Jason Babin does not change depending on circumstance.
And the Jacksonville Jaguars were more than willing to take him just as he is.
“He said, ‘I hope you don’t mind, but what you see in games is how I practice,’ ” Jacksonville coach Mike Mularkey said. “I said, ‘I don’t mind. Our tackles may have an issue with it, but I’m fine with it.’ And he does, and that is the culture we want here.”
The Jaguars claimed Babin off waivers from the Philadelphia Eagles on Nov. 28 and immediately made him their starter at left defensive end. In four games, he already has one and a half sacks and two forced fumbles.
Just as important, though, they did not view him simply as someone who would help them get to the end of the season, when ends Sunday when the Tennessee Titans host Jacksonville (noon, CBS).
“They’ve expressed to me that they want me to be here long term,” Babin said Wednesday. “I want to be here long-term. Part of the deal is that they want me to help build the D-line culture, how we practice, how we get after the quarterback, the intensity, the relentlessness.”
Now that would be something different.
While his attitude and approach remain consistent the ninth-year defensive end has changed teams consistently throughout his NFL tenure.
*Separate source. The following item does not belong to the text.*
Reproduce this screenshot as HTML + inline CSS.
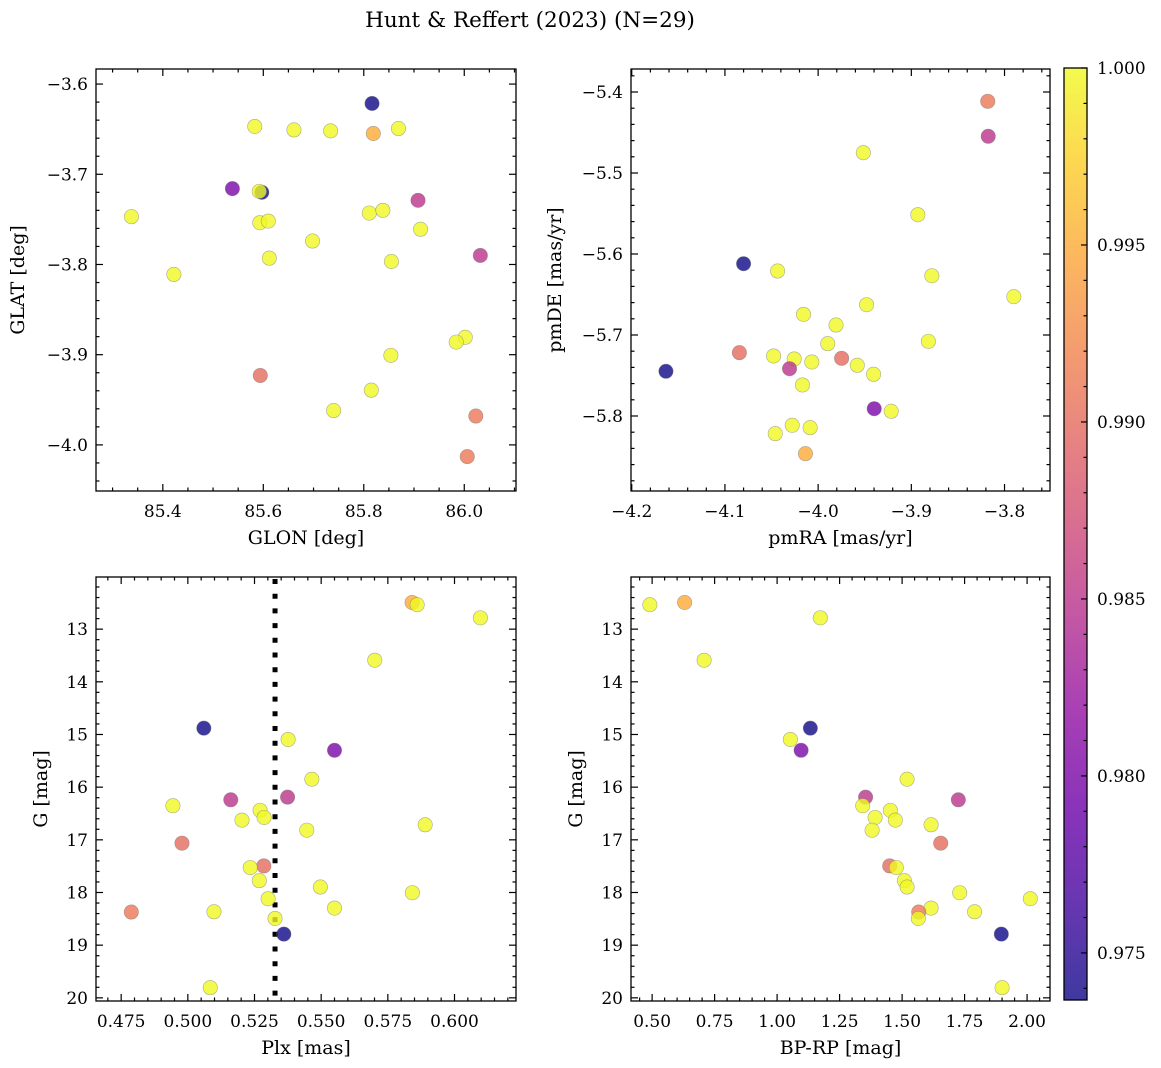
<!DOCTYPE html>
<html><head><meta charset="utf-8">
<style>
html,body{margin:0;padding:0;background:#fff;}
svg{display:block;font-family:"DejaVu Serif","Liberation Serif",serif;}
</style></head>
<body>
<svg id="fig" width="1161" height="1068" viewBox="0 0 1161 1068" xmlns="http://www.w3.org/2000/svg">
<defs>
<linearGradient id="plasmaGrad" x1="0" y1="1" x2="0" y2="0">
<stop offset="0" stop-color="#0d0887"/><stop offset="0.1" stop-color="#41049d"/><stop offset="0.2" stop-color="#6a00a8"/><stop offset="0.3" stop-color="#8f0da4"/><stop offset="0.4" stop-color="#b12a90"/><stop offset="0.5" stop-color="#cc4778"/><stop offset="0.6" stop-color="#e16462"/><stop offset="0.7" stop-color="#f2844b"/><stop offset="0.8" stop-color="#fca636"/><stop offset="0.9" stop-color="#fcce25"/><stop offset="1" stop-color="#f0f921"/>
</linearGradient>
</defs>
<text x="530" y="27" text-anchor="middle" font-size="21.5">Hunt &amp; Reffert (2023) (N=29)</text>
<g id="plots"></g>
</svg>
<script>
// Panel 1: GLON / GLAT
const glon1 = [85.8165,85.819,85.583,85.661,85.734,85.869,85.5385,85.597,85.592,85.908,85.3375,85.811,85.838,85.593,85.610,85.913,85.698,85.612,85.855,86.032,85.422,86.002,85.984,85.854,85.594,85.815,85.740,86.023,86.006];
const glat1 = [-3.6215,-3.6548,-3.647,-3.6508,-3.6519,-3.6493,-3.7159,-3.72,-3.7189,-3.7289,-3.747,-3.743,-3.74,-3.7537,-3.7519,-3.761,-3.774,-3.793,-3.7967,-3.79,-3.811,-3.8807,-3.886,-3.9007,-3.923,-3.9393,-3.9619,-3.968,-4.013];
const prob1 = [0.9737,0.995,1,1,1,1,0.980,0.9737,1,0.985,1,1,1,1,1,1,1,1,1,0.985,1,1,1,1,0.990,1,1,0.991,0.991];
// Panel 2: pmRA / pmDE
const pmra2 = [-3.818,-3.8175,-3.9515,-3.893,-4.080,-4.0435,-3.878,-3.790,-4.0157,-3.948,-3.9808,-3.9897,-3.8817,-4.0845,-4.0478,-4.0257,-4.0068,-3.9748,-3.958,-3.9405,-4.0307,-4.1633,-4.0168,-3.9398,-3.9216,-4.0278,-4.0086,-4.046,-4.0136];
const pmde2 = [-5.4115,-5.4547,-5.475,-5.5515,-5.612,-5.621,-5.6268,-5.6527,-5.6745,-5.6626,-5.6877,-5.7107,-5.7078,-5.7218,-5.7259,-5.7296,-5.7333,-5.7288,-5.7374,-5.7485,-5.7416,-5.7448,-5.7617,-5.791,-5.7942,-5.8115,-5.8144,-5.8218,-5.8465];
const prob2 = [0.991,0.985,1,1,0.9737,1,1,1,1,1,1,1,1,0.990,1,1,1,0.990,1,1,0.985,0.9737,1,0.980,1,1,1,1,0.995];
// Panels 3 & 4: photometry
const gmag = [12.493,12.537,12.785,13.59,14.88,15.095,15.30,15.85,16.19,16.24,16.353,16.44,16.575,16.626,16.714,16.817,17.064,17.495,17.527,17.775,17.896,18.004,18.118,18.296,18.371,18.366,18.493,18.79,19.807];
const plx = [0.5841,0.586,0.6097,0.5701,0.506,0.5376,0.555,0.5465,0.5374,0.5161,0.4944,0.5271,0.5286,0.5203,0.589,0.5446,0.4978,0.5285,0.5234,0.5268,0.5497,0.5842,0.5301,0.555,0.4788,0.5098,0.5327,0.536,0.5084];
const bprp = [0.630,0.491,1.173,0.708,1.133,1.053,1.096,1.52,1.354,1.725,1.3425,1.453,1.392,1.473,1.616,1.38,1.6545,1.4505,1.477,1.509,1.52,1.7305,2.013,1.616,1.5665,1.79,1.565,1.897,1.90];
const prob34 = [0.995,1,1,1,0.9737,1,0.980,1,0.985,0.985,1,1,1,1,1,1,0.990,0.990,1,1,1,1,1,1,0.991,1,1,0.9737,1];
const plxCut = [0.5327];
const cbarTicks = [0.975,0.980,0.985,0.990,0.995,1.000];

const NS = "http://www.w3.org/2000/svg";
const root = document.getElementById('plots');
const VMIN = 0.97367, VMAX = 1.0;
const stops = ["#0d0887","#41049d","#6a00a8","#8f0da4","#b12a90","#cc4778","#e16462","#f2844b","#fca636","#fcce25","#f0f921"];
function hex(h){return [parseInt(h.substr(1,2),16),parseInt(h.substr(3,2),16),parseInt(h.substr(5,2),16)];}
function plasma(v){
  let t=(v-VMIN)/(VMAX-VMIN); t=Math.max(0,Math.min(1,t));
  const f=t*10, i=Math.min(9,Math.floor(f)), r=f-i;
  const a=hex(stops[i]), b=hex(stops[i+1]);
  return 'rgb('+a.map((c,k)=>Math.round(c+(b[k]-c)*r)).join(',')+')';
}
function el(tag, attrs, parent){
  const e=document.createElementNS(NS,tag);
  for(const k in attrs) e.setAttribute(k,attrs[k]);
  (parent||root).appendChild(e); return e;
}
function fmt(v,d){return (v<0?'\u2212':'')+Math.abs(v).toFixed(d);}

function panel(cfg){
  const g=el('g',{});
  
  
  const X=v=>cfg.x0+(v-cfg.xd[0])/(cfg.xd[1]-cfg.xd[0])*(cfg.x1-cfg.x0);
  const Y=cfg.inv ? (v=>cfg.y0+(v-cfg.yd[0])/(cfg.yd[1]-cfg.yd[0])*(cfg.y1-cfg.y0))
                  : (v=>cfg.y1-(v-cfg.yd[0])/(cfg.yd[1]-cfg.yd[0])*(cfg.y1-cfg.y0));
  const lo=Math.min(...cfg.xd), hi=Math.max(...cfg.xd);
  for(let k=Math.ceil(lo/cfg.xmin-1e-6);k*cfg.xmin<=hi+1e-9;k++){
    const v=k*cfg.xmin, px=X(v); if(px<cfg.x0-0.5||px>cfg.x1+0.5) continue;
    const major=Math.abs(v/cfg.xmaj-Math.round(v/cfg.xmaj))<1e-6;
    const L=major?7:3.5;
    el('line',{x1:px,x2:px,y1:cfg.y1,y2:cfg.y1-L,stroke:'#000','stroke-width':1.2},g);
    el('line',{x1:px,x2:px,y1:cfg.y0,y2:cfg.y0+L,stroke:'#000','stroke-width':1.2},g);
    if(major){
      const t=el('text',{x:px,y:cfg.y1+26,'text-anchor':'middle','font-size':17},g);
      
      
      t.textContent=fmt(v,cfg.xdec);
    }
  }
  const ylo=Math.min(...cfg.yd), yhi=Math.max(...cfg.yd);
  for(let k=Math.ceil(ylo/cfg.ymin-1e-6);k*cfg.ymin<=yhi+1e-9;k++){
    const v=k*cfg.ymin, py=Y(v); if(py<cfg.y0-0.5||py>cfg.y1+0.5) continue;
    const major=Math.abs(v/cfg.ymaj-Math.round(v/cfg.ymaj))<1e-6;
    const L=major?7:3.5;
    el('line',{x1:cfg.x0,x2:cfg.x0+L,y1:py,y2:py,stroke:'#000','stroke-width':1.2},g);
    el('line',{x1:cfg.x1,x2:cfg.x1-L,y1:py,y2:py,stroke:'#000','stroke-width':1.2},g);
    if(major){
      const t=el('text',{x:cfg.x0-8,y:py+6,'text-anchor':'end','font-size':17},g);
      
      
      t.textContent=fmt(v,cfg.ydec);
    }
  }
  if(cfg.vline){
    cfg.vline.forEach(v=>{
      const l=el('line',{x1:X(v),x2:X(v),y1:cfg.y0+2,y2:cfg.y1,stroke:'#000','stroke-width':5,'stroke-dasharray':'5 9.7'},g);
      
      
    });
  }
  cfg.xs.forEach((xv,i)=>{
    const c=el('circle',{cx:X(xv),cy:Y(cfg.ys[i]),r:7.2,fill:plasma(cfg.c[i]),'fill-opacity':0.8,stroke:'#777','stroke-opacity':0.6,'stroke-width':0.6},g);
    
    
  });
  const fr=el('rect',{x:cfg.x0,y:cfg.y0,width:cfg.x1-cfg.x0,height:cfg.y1-cfg.y0,fill:'none',stroke:'#000','stroke-width':1.3},g);
  
  
  const xl=el('text',{x:(cfg.x0+cfg.x1)/2,y:cfg.y1+53,'text-anchor':'middle','font-size':19},g);
  
  
  xl.textContent=cfg.xlabel;
  const yx=cfg.ylx, yy=(cfg.y0+cfg.y1)/2;
  const yl=el('text',{x:yx,y:yy,'text-anchor':'middle','font-size':19,transform:'rotate(-90 '+yx+' '+yy+')'},g);
  
  
  yl.textContent=cfg.ylabel;
}

panel({name:'glon-glat-panel',x0:96,x1:516,y0:69,y1:491,xd:[85.267,86.103],yd:[-4.0511,-3.5833],xmaj:0.2,xmin:0.05,ymaj:0.1,ymin:0.02,xdec:1,ydec:1,xs:glon1,ys:glat1,c:prob1,xlabel:'GLON [deg]',ylabel:'GLAT [deg]',ylx:24});
panel({name:'propermotion-panel',x0:631,x1:1050,y0:69,y1:491,xd:[-4.2008,-3.7512],yd:[-5.8926,-5.3716],xmaj:0.1,xmin:0.02,ymaj:0.1,ymin:0.02,xdec:1,ydec:1,xs:pmra2,ys:pmde2,c:prob2,xlabel:'pmRA [mas/yr]',ylabel:'pmDE [mas/yr]',ylx:561});
panel({name:'plx-g-panel',x0:96,x1:516,y0:577,y1:1001,xd:[0.46556,0.62306],yd:[12.01,20.06],inv:true,xmaj:0.025,xmin:0.005,ymaj:1,ymin:0.2,xdec:3,ydec:0,xs:plx,ys:gmag,c:prob34,xlabel:'Plx [mas]',ylabel:'G [mag]',ylx:47,vline:plxCut});
panel({name:'cmd-panel',x0:631,x1:1050,y0:577,y1:1001,xd:[0.4155,2.0917],yd:[12.01,20.06],inv:true,xmaj:0.25,xmin:0.05,ymaj:1,ymin:0.2,xdec:2,ydec:0,xs:bprp,ys:gmag,c:prob34,xlabel:'BP-RP [mag]',ylabel:'G [mag]',ylx:582});

(function(){
  const x0=1064,x1=1087,y0=68,y1=1000;
  const g=el('g',{});
  
  
  el('rect',{x:x0,y:y0,width:x1-x0,height:y1-y0,fill:'url(#plasmaGrad)','fill-opacity':0.8},g);
  const Y=v=>y1-(v-VMIN)/(VMAX-VMIN)*(y1-y0);
  for(let k=974;k<=1000;k++){
    const v=k/1000, py=Y(v);
    if(py<y0-0.5||py>y1+0.5) continue;
    const major=(k%5===0);
    el('line',{x1:x1,x2:x1-(major?6:3.5),y1:py,y2:py,stroke:'#000','stroke-width':1.2},g);
  }
  cbarTicks.forEach(v=>{
    const t=el('text',{x:x1+10,y:Y(v)+6,'font-size':17},g);
    
    
    t.textContent=v.toFixed(3);
  });
  el('rect',{x:x0,y:y0,width:x1-x0,height:y1-y0,fill:'none',stroke:'#000','stroke-width':1.3},g);
})();
</script>
</body></html>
Jacksonville is his sixth stop on a career path that includes two swings through Philadelphia.
If he makes it to the end of his current contract, which has three years remaining, he will stay in Jacksonville longer than anywhere else he has played, including Tennessee.
The five-year, $28 million pact, in fact, was the result of the one season he spent with the Titans. Signed as an affordable free agent prior to the 2010 season, he recorded a team-high 12.5 sacks and earned his first Pro Bowl invitation yet no serious effort was made to extend his stay.
“I don’t look back and have any regrets,” he said. “I don’t worry about things I don’t control. [The Titans] didn’t see me in their plans, and I had no hard feelings. I got a heck of an opportunity. … It was kind of when I got my first real opportunity to play defensive end. It was pretty meaningful.”
Drafted 27th overall by Houston in 2007, he had just 13 sacks in three seasons as an outside linebacker in the Texans’ 3-4 scheme. Over the next three seasons he bounced from Seattle to Kansas City to Philadelphia before he ended up in Tennessee and finally enjoyed a breakout.
He went to the Pro Bowl again in 2011 with the Eagles, who suddenly waived him — and fired former Titans defensive line coach Jim Washburn a short time later — with a little more than a month to go in this season.
“I don’t know, I just guess they thought they could change the way I went about my business,” he said. “I feel like I got the way I got because of how I practiced and worked and lived and played. I look at [Jacksonville] as a great opportunity for me.
“My stripes are kind of already the way they are. The way I practice — aggressive, loud. The way I play the game. … They have a different approach and a different style than I do. It’s upsetting because they knew what they were getting when they hired me.”
Just like the Titans know full well what to expect when they face him on Sunday.
• Running back Chris Johnson (ankle), tight end Craig Stevens (concussion), wide receiver Damian Williams (foot), linebacker Colin McCarthy (concussion), running back Jamie Harper (ankle) and linebacker Will Witherspoon (chest) were among those who did not practice Wednesday.
On a positive note, wide receiver Kendall Wright (ribs) did complete the full workout and looked ready to play Sunday.
• The Titans added running back Alvester Alexander to the practice squad. The undrafted rookie originally signed with Chicago and spent time on Indianapolis’ practice squad. He replaced linebacker Mike Mohamed, who was moved to the practice squad/injured list.